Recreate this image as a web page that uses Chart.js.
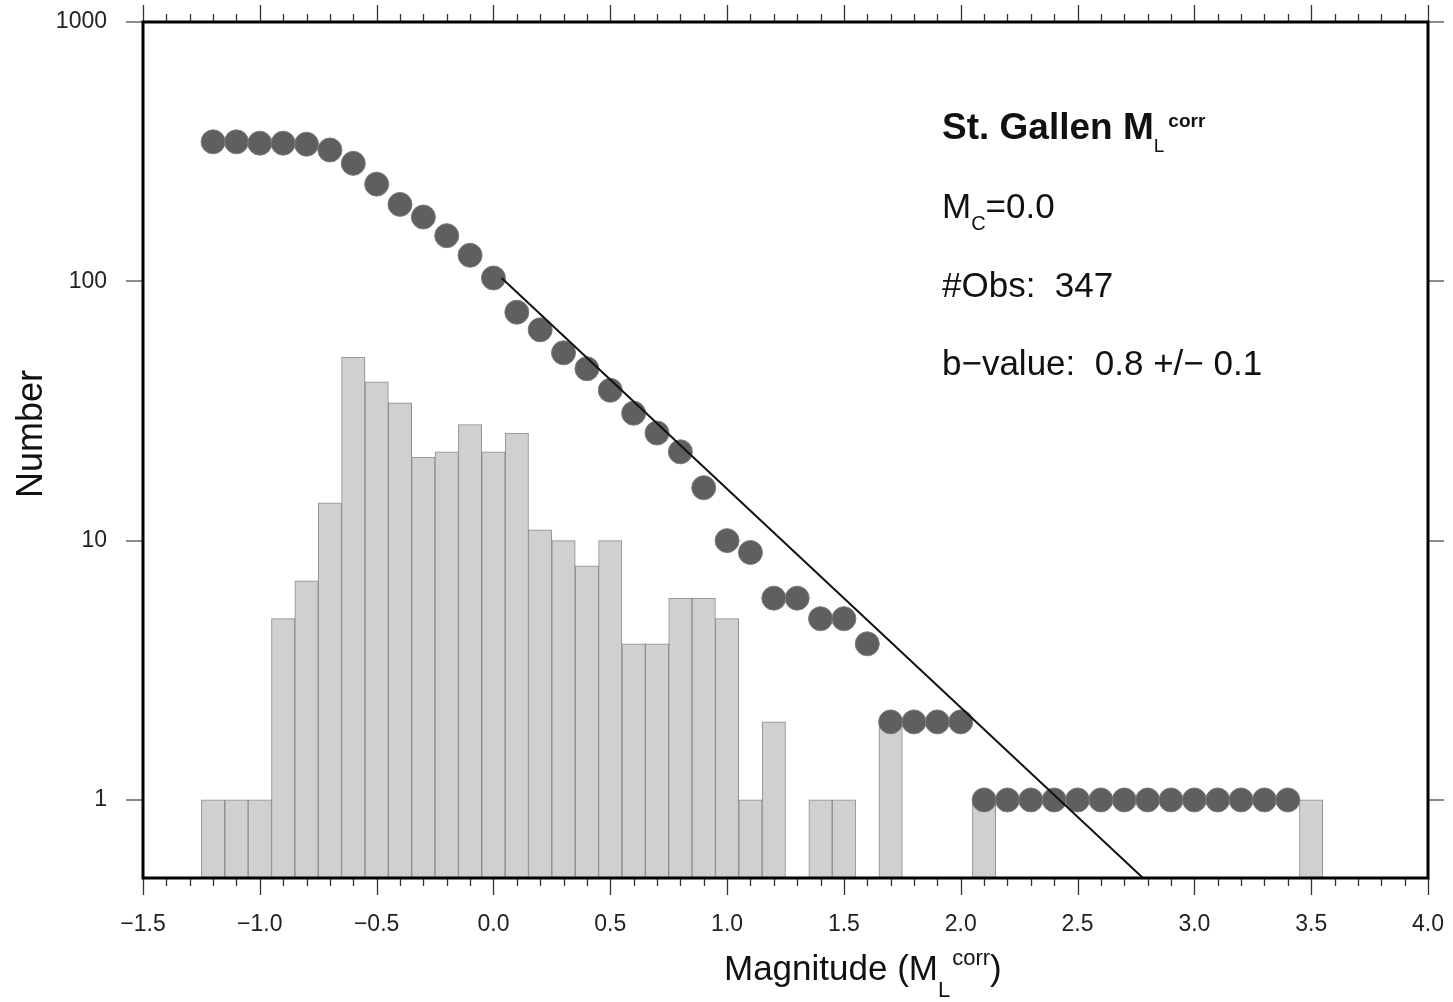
<!DOCTYPE html>
<html>
<head>
<meta charset="utf-8">
<title>St. Gallen frequency–magnitude distribution</title>
<script src="https://cdn.jsdelivr.net/npm/chart.js@4/dist/chart.umd.min.js"></script>
<style>
  html, body { margin: 0; padding: 0; background: #ffffff; }
  #wrap { width: 1453px; height: 1002px; }
</style>
</head>
<body>
<div id="wrap"><canvas id="fmd" width="1453" height="1002"></canvas></div>
<script>
// Histogram: events per 0.1 magnitude bin (bin centres)
const binCenters = [-1.2, -1.1, -1.0, -0.9, -0.8, -0.7, -0.6, -0.5, -0.4, -0.3, -0.2, -0.1,
                    0.0, 0.1, 0.2, 0.3, 0.4, 0.5, 0.6, 0.7, 0.8, 0.9, 1.0, 1.1,
                    1.2, 1.3, 1.4, 1.5, 1.6, 1.7, 1.8, 1.9, 2.0, 2.1, 2.2, 2.3,
                    2.4, 2.5, 2.6, 2.7, 2.8, 2.9, 3.0, 3.1, 3.2, 3.3, 3.4, 3.5];
const binCounts  = [1, 1, 1, 5, 7, 14, 51, 41, 34, 21, 22, 28,
                    22, 26, 11, 10, 8, 10, 4, 4, 6, 6, 5, 1,
                    2, 0, 1, 1, 0, 2, 0, 0, 0, 1, 0, 0,
                    0, 0, 0, 0, 0, 0, 0, 0, 0, 0, 0, 1];

// Cumulative number of events
const cumMags   = [-1.2, -1.1, -1.0, -0.9, -0.8, -0.7, -0.6, -0.5, -0.4, -0.3, -0.2, -0.1,
                   0.0, 0.1, 0.2, 0.3, 0.4, 0.5, 0.6, 0.7, 0.8, 0.9, 1.0, 1.1,
                   1.2, 1.3, 1.4, 1.5, 1.6, 1.7, 1.8, 1.9, 2.0, 2.1, 2.2, 2.3,
                   2.4, 2.5, 2.6, 2.7, 2.8, 2.9, 3.0, 3.1, 3.2, 3.3, 3.4];
const cumCounts = [345, 345, 341, 341, 338, 321, 285, 237, 198, 177, 150, 126,
                   103, 76, 65, 53, 46, 38, 31, 26, 22, 16, 10, 9,
                   6, 6, 5, 5, 4, 2, 2, 2, 2, 1, 1, 1,
                   1, 1, 1, 1, 1, 1, 1, 1, 1, 1, 1];

// Gutenberg–Richter fit line (end points)
const fitMags   = [0.035, 2.78];
const fitCounts = [103, 0.5];

// Axis ticks
const xMajorTicks = [-1.5, -1.0, -0.5, 0.0, 0.5, 1.0, 1.5, 2.0, 2.5, 3.0, 3.5, 4.0];
const xTickLabels = ['\u22121.5', '\u22121.0', '\u22120.5', '0.0', '0.5', '1.0', '1.5', '2.0', '2.5', '3.0', '3.5', '4.0'];
const yTicks      = [1, 10, 100, 1000];
const yTickLabels = ['1', '10', '100', '1000'];

const FONT = '"Liberation Sans", Arial, Helvetica, sans-serif';

const isMajorX = v => xMajorTicks.some(m => Math.abs(m - v) < 1e-6);

// text with inline sub/superscripts
function drawRich(ctx, x, y, parts) {
  let cx = x;
  for (const p of parts) {
    ctx.font = (p.bold ? 'bold ' : '') + p.size + 'px ' + FONT;
    ctx.fillText(p.t, cx, y + (p.dy || 0));
    cx += ctx.measureText(p.t).width + (p.gap || 0);
  }
}

// keep the plot area fixed: scales reserve no extra edge padding for labels
function noEdgePadding(scale) {
  scale.paddingTop = 0;
  scale.paddingBottom = 0;
  scale.paddingLeft = 0;
  scale.paddingRight = 0;
}

const framePlugin = {
  id: 'frameAndLabels',
  afterDraw(chart) {
    const ctx = chart.ctx;
    const a = chart.chartArea;
    const xs = chart.scales.x;
    const ys = chart.scales.y;
    ctx.save();

    // x tick marks, outward on bottom and top
    ctx.strokeStyle = '#333';
    ctx.lineWidth = 1.3;
    ctx.beginPath();
    for (const t of xs.ticks) {
      const px = Math.round(xs.getPixelForValue(t.value)) + 0.5;
      const len = isMajorX(t.value) ? 17 : 8;
      ctx.moveTo(px, a.bottom); ctx.lineTo(px, a.bottom + len);
      ctx.moveTo(px, a.top);    ctx.lineTo(px, a.top - len);
    }
    ctx.stroke();

    // y tick marks, outward on left and right
    ctx.strokeStyle = '#666';
    ctx.lineWidth = 1.5;
    ctx.beginPath();
    for (const t of ys.ticks) {
      const py = Math.round(ys.getPixelForValue(t.value));
      ctx.moveTo(a.left - 17, py); ctx.lineTo(a.left, py);
      ctx.moveTo(a.right, py);     ctx.lineTo(a.right + 16, py);
    }
    ctx.stroke();

    // plot frame
    ctx.strokeStyle = '#000';
    ctx.lineWidth = 3;
    ctx.strokeRect(a.left, a.top, a.right - a.left, a.bottom - a.top);

    // annotation block
    ctx.fillStyle = '#111';
    ctx.textAlign = 'left';
    ctx.textBaseline = 'alphabetic';
    const tx = a.left + 799;
    drawRich(ctx, tx, a.top + 117, [
      { t: 'St. Gallen M', size: 37, bold: true },
      { t: 'L', size: 19, dy: 13, gap: 4 },
      { t: 'corr', size: 19, bold: true, dy: -12 }
    ]);
    drawRich(ctx, tx, a.top + 196, [
      { t: 'M', size: 35 },
      { t: 'C', size: 20, dy: 12 },
      { t: '=0.0', size: 35 }
    ]);
    drawRich(ctx, tx, a.top + 275, [{ t: '#Obs:  347', size: 35 }]);
    drawRich(ctx, tx, a.top + 353, [{ t: 'b\u2212value:  0.8 +/\u2212 0.1', size: 35 }]);

    // x axis title
    drawRich(ctx, a.left + 581, a.bottom + 102, [
      { t: 'Magnitude (M', size: 35 },
      { t: 'L', size: 22, dy: 17, gap: 2 },
      { t: 'corr', size: 22, dy: -15 },
      { t: ')', size: 35 }
    ]);

    // y axis title
    ctx.save();
    ctx.translate(42, 434);
    ctx.rotate(-Math.PI / 2);
    ctx.textAlign = 'center';
    ctx.font = '36px ' + FONT;
    ctx.fillText('Number', 0, 0);
    ctx.restore();

    ctx.restore();
  }
};

const barData = binCenters.map((m, i) => ({ x: m, y: binCounts[i] > 0 ? binCounts[i] : null }));
const cumData = cumMags.map((m, i) => ({ x: m, y: cumCounts[i] }));
const fitData = fitMags.map((m, i) => ({ x: m, y: fitCounts[i] }));

new Chart(document.getElementById('fmd'), {
  type: 'bar',
  data: {
    datasets: [
      {
        type: 'line',
        data: fitData,
        borderColor: '#111',
        borderWidth: 2,
        pointRadius: 0,
        fill: false,
        order: 1
      },
      {
        type: 'scatter',
        data: cumData,
        pointRadius: 12,
        backgroundColor: '#5e5f61',
        borderColor: '#7a7b7d',
        borderWidth: 1,
        order: 2
      },
      {
        type: 'bar',
        data: barData,
        backgroundColor: '#cfd0d2',
        borderColor: '#8c8c8c',
        borderWidth: 1,
        borderSkipped: 'start',
        barPercentage: 1.0,
        categoryPercentage: 1.0,
        grouped: false,
        order: 3
      }
    ]
  },
  options: {
    responsive: false,
    animation: false,
    devicePixelRatio: 1,
    layout: { padding: { top: 22, right: 25, left: 0, bottom: 0 } },
    plugins: {
      legend: { display: false },
      tooltip: { enabled: false }
    },
    scales: {
      x: {
        type: 'linear',
        min: -1.5,
        max: 4.0,
        offset: false,
        grid: { display: false, drawTicks: false, offset: false },
        border: { display: false },
        afterBuildTicks(scale) {
          const ticks = [];
          for (let k = -15; k <= 40; k++) ticks.push({ value: k / 10 });
          scale.ticks = ticks;
        },
        afterFit(scale) { scale.height = 124; noEdgePadding(scale); },
        ticks: {
          autoSkip: false,
          maxRotation: 0,
          minRotation: 0,
          padding: 33,
          color: '#222',
          font: { family: FONT, size: 23 },
          callback(value) {
            const k = xMajorTicks.findIndex(m => Math.abs(m - value) < 1e-6);
            return k >= 0 ? xTickLabels[k] : '';
          }
        }
      },
      y: {
        type: 'logarithmic',
        min: 0.5,
        max: 1000,
        grid: { display: false, drawTicks: false },
        border: { display: false },
        afterBuildTicks(scale) {
          scale.ticks = yTicks.map(v => ({ value: v }));
        },
        afterFit(scale) { scale.width = 143; noEdgePadding(scale); },
        ticks: {
          autoSkip: false,
          padding: 36,
          color: '#222',
          font: { family: FONT, size: 23 },
          callback(value) {
            const k = yTicks.indexOf(value);
            return k >= 0 ? yTickLabels[k] : '';
          }
        }
      }
    }
  },
  plugins: [framePlugin]
});
</script>
</body>
</html>
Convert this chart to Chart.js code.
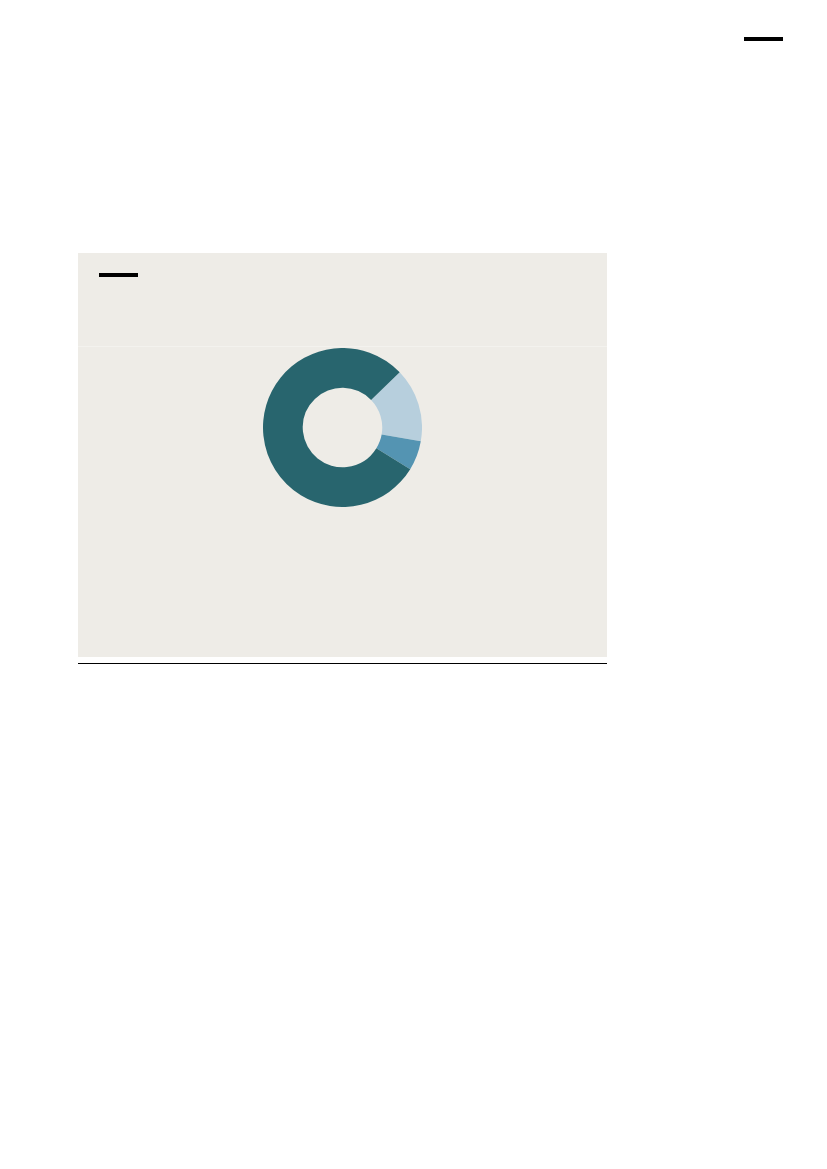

○ ○ ○

> TASK DESCRIPTION
Quote the records above exactly, from the first line through the line containing "0, 0, 0, 0, 1];", and leave out the pictures.

> FINISHED EXERCISE
Recreate this image as a web page that uses Chart.js.
<!DOCTYPE html>
<html>
<head>
<meta charset="utf-8">
<title>St. Gallen frequency–magnitude distribution</title>
<script src="https://cdn.jsdelivr.net/npm/chart.js@4/dist/chart.umd.min.js"></script>
<style>
  html, body { margin: 0; padding: 0; background: #ffffff; }
  #wrap { width: 1453px; height: 1002px; }
</style>
</head>
<body>
<div id="wrap"><canvas id="fmd" width="1453" height="1002"></canvas></div>
<script>
// Histogram: events per 0.1 magnitude bin (bin centres)
const binCenters = [-1.2, -1.1, -1.0, -0.9, -0.8, -0.7, -0.6, -0.5, -0.4, -0.3, -0.2, -0.1,
                    0.0, 0.1, 0.2, 0.3, 0.4, 0.5, 0.6, 0.7, 0.8, 0.9, 1.0, 1.1,
                    1.2, 1.3, 1.4, 1.5, 1.6, 1.7, 1.8, 1.9, 2.0, 2.1, 2.2, 2.3,
                    2.4, 2.5, 2.6, 2.7, 2.8, 2.9, 3.0, 3.1, 3.2, 3.3, 3.4, 3.5];
const binCounts  = [1, 1, 1, 5, 7, 14, 51, 41, 34, 21, 22, 28,
                    22, 26, 11, 10, 8, 10, 4, 4, 6, 6, 5, 1,
                    2, 0, 1, 1, 0, 2, 0, 0, 0, 1, 0, 0,
                    0, 0, 0, 0, 0, 0, 0, 0, 0, 0, 0, 1];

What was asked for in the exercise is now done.